DIRECTIONS FOR THIS TASK: Retype exactly the lines from the first one through the line with "from matplotlib.text import Annotation", including both ends; skip any pictures.

⁂

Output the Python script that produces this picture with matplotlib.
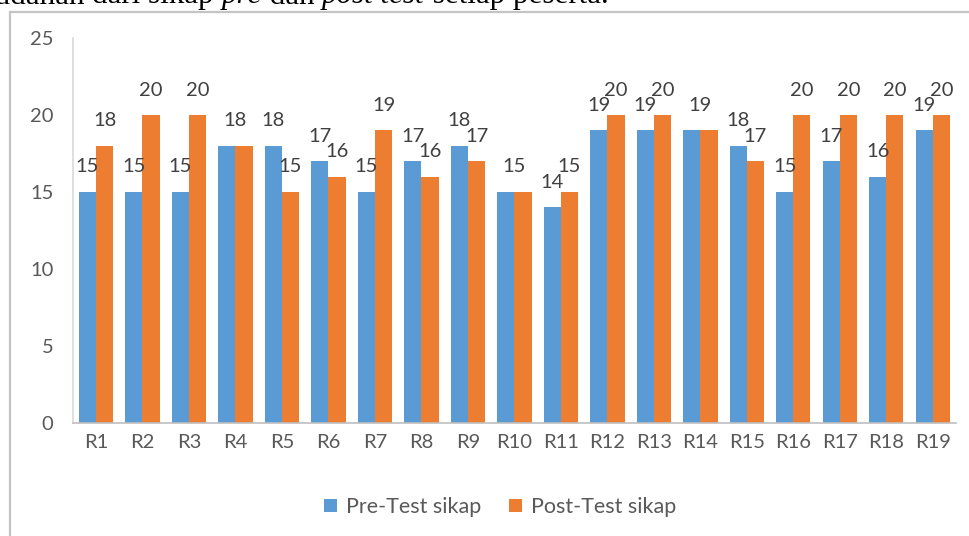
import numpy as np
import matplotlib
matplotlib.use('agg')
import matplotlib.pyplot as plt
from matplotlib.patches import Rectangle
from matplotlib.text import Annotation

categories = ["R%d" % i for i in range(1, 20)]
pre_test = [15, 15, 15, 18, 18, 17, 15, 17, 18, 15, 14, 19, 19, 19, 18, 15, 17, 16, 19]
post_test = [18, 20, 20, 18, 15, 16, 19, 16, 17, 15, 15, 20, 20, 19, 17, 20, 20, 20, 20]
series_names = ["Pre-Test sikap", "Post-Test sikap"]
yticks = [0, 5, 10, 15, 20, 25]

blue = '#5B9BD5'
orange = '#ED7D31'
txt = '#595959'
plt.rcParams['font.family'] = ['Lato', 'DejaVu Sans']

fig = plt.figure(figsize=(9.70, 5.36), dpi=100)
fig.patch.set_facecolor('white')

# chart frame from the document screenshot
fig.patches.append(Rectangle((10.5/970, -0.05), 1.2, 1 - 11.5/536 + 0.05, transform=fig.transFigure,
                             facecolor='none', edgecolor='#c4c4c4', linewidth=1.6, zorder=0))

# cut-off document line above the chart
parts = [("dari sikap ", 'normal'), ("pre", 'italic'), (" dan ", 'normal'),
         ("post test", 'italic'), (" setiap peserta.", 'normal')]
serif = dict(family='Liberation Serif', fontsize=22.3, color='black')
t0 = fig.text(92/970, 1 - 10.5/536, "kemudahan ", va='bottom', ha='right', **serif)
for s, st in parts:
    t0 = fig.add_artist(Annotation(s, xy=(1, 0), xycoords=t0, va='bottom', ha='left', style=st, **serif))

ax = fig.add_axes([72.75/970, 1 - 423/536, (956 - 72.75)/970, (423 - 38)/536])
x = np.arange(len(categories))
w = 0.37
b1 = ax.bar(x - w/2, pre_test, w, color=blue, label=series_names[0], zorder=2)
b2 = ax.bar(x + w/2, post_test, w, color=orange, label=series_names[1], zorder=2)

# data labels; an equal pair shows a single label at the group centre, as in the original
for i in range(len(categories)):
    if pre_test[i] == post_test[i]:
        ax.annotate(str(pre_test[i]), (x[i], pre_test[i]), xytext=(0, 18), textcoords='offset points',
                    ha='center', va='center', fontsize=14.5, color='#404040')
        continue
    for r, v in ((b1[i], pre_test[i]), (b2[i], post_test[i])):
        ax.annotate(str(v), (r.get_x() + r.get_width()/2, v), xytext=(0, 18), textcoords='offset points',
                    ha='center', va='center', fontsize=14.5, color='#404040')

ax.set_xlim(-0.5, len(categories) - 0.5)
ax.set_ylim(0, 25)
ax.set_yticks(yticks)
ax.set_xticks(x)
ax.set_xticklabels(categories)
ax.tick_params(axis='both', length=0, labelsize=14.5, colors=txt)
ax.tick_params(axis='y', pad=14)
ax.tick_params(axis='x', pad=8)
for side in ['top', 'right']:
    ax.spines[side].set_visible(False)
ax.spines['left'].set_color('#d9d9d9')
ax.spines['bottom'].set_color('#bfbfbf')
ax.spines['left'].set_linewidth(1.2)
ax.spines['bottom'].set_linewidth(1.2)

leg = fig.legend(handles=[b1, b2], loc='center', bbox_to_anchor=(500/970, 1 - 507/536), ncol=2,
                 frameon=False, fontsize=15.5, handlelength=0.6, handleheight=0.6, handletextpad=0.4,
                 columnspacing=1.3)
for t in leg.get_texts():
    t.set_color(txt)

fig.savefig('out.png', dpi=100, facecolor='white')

⁂

FINAL ANSWER:
Output the Python script that produces this picture with matplotlib.
import numpy as np
import matplotlib
matplotlib.use('agg')
import matplotlib.pyplot as plt
from matplotlib.patches import Rectangle
from matplotlib.text import Annotation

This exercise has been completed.